(GIVEN DATA)
────────

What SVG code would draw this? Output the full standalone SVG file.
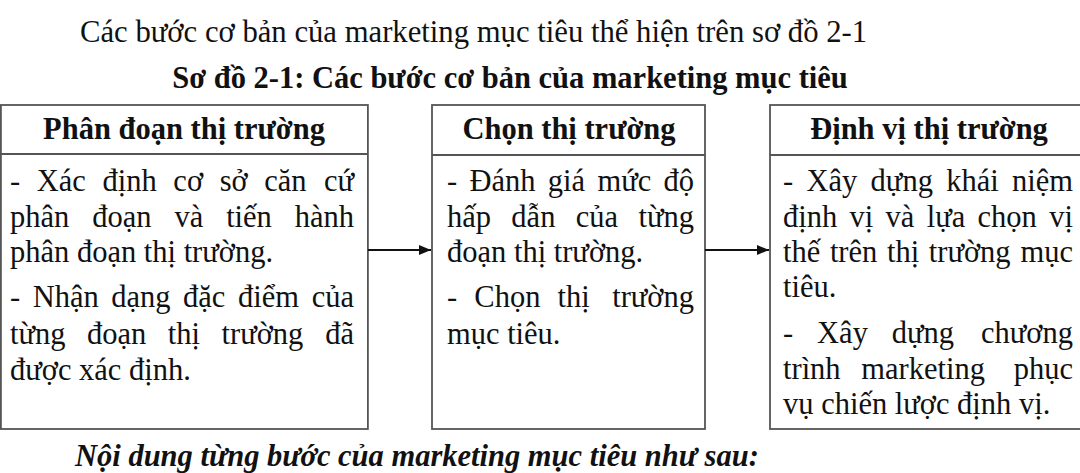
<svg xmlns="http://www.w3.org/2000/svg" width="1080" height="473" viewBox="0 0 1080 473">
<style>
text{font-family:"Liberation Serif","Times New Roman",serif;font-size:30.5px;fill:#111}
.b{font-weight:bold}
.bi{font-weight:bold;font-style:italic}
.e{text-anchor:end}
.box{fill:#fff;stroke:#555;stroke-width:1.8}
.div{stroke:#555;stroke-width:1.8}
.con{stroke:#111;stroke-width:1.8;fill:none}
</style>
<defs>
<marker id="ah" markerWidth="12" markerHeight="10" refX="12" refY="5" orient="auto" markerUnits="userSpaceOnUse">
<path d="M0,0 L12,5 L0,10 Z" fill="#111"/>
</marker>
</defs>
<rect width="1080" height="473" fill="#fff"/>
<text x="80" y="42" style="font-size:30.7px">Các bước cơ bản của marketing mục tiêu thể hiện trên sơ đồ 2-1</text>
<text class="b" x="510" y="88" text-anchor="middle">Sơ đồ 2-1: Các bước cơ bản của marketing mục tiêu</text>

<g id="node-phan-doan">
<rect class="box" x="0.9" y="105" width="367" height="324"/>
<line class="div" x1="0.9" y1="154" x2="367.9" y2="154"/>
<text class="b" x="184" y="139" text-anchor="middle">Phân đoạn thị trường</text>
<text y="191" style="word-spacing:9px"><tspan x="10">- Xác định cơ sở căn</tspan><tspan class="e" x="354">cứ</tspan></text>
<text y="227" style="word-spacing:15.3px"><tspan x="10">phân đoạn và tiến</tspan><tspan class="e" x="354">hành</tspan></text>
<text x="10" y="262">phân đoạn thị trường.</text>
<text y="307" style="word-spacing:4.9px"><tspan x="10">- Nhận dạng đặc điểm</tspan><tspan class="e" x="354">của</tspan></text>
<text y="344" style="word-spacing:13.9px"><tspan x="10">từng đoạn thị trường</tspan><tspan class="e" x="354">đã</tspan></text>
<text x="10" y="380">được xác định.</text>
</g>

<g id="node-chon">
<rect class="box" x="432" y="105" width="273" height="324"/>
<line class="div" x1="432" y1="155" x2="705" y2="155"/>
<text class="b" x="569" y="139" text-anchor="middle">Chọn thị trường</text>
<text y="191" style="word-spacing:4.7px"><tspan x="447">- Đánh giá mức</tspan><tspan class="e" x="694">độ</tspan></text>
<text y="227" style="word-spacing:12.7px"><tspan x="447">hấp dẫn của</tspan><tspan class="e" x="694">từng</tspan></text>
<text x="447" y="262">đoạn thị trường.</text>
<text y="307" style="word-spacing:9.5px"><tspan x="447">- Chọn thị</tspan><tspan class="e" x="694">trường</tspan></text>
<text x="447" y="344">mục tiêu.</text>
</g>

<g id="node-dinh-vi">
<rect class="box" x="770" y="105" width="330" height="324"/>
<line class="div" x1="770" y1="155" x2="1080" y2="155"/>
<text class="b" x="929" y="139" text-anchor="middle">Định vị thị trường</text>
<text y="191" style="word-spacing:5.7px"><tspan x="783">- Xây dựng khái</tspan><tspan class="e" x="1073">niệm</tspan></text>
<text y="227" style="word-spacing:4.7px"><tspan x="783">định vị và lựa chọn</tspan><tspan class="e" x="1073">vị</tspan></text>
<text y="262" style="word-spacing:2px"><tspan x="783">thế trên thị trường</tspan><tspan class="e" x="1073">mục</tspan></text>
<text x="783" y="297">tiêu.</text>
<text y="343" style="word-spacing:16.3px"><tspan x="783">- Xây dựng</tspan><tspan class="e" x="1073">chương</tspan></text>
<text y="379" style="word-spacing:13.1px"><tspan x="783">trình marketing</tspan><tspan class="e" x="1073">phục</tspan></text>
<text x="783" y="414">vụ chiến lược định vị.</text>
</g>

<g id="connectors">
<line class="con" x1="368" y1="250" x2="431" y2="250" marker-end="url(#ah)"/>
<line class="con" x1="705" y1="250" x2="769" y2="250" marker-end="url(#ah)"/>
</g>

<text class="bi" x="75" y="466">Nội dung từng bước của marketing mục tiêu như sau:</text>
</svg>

────────

Pictures stay out. Repeat only the lines from the beginning of the data through the line that has "marketing mục tiêu</text>".

What SVG code would draw this? Output the full standalone SVG file.
<svg xmlns="http://www.w3.org/2000/svg" width="1080" height="473" viewBox="0 0 1080 473">
<style>
text{font-family:"Liberation Serif","Times New Roman",serif;font-size:30.5px;fill:#111}
.b{font-weight:bold}
.bi{font-weight:bold;font-style:italic}
.e{text-anchor:end}
.box{fill:#fff;stroke:#555;stroke-width:1.8}
.div{stroke:#555;stroke-width:1.8}
.con{stroke:#111;stroke-width:1.8;fill:none}
</style>
<defs>
<marker id="ah" markerWidth="12" markerHeight="10" refX="12" refY="5" orient="auto" markerUnits="userSpaceOnUse">
<path d="M0,0 L12,5 L0,10 Z" fill="#111"/>
</marker>
</defs>
<rect width="1080" height="473" fill="#fff"/>
<text x="80" y="42" style="font-size:30.7px">Các bước cơ bản của marketing mục tiêu thể hiện trên sơ đồ 2-1</text>
<text class="b" x="510" y="88" text-anchor="middle">Sơ đồ 2-1: Các bước cơ bản của marketing mục tiêu</text>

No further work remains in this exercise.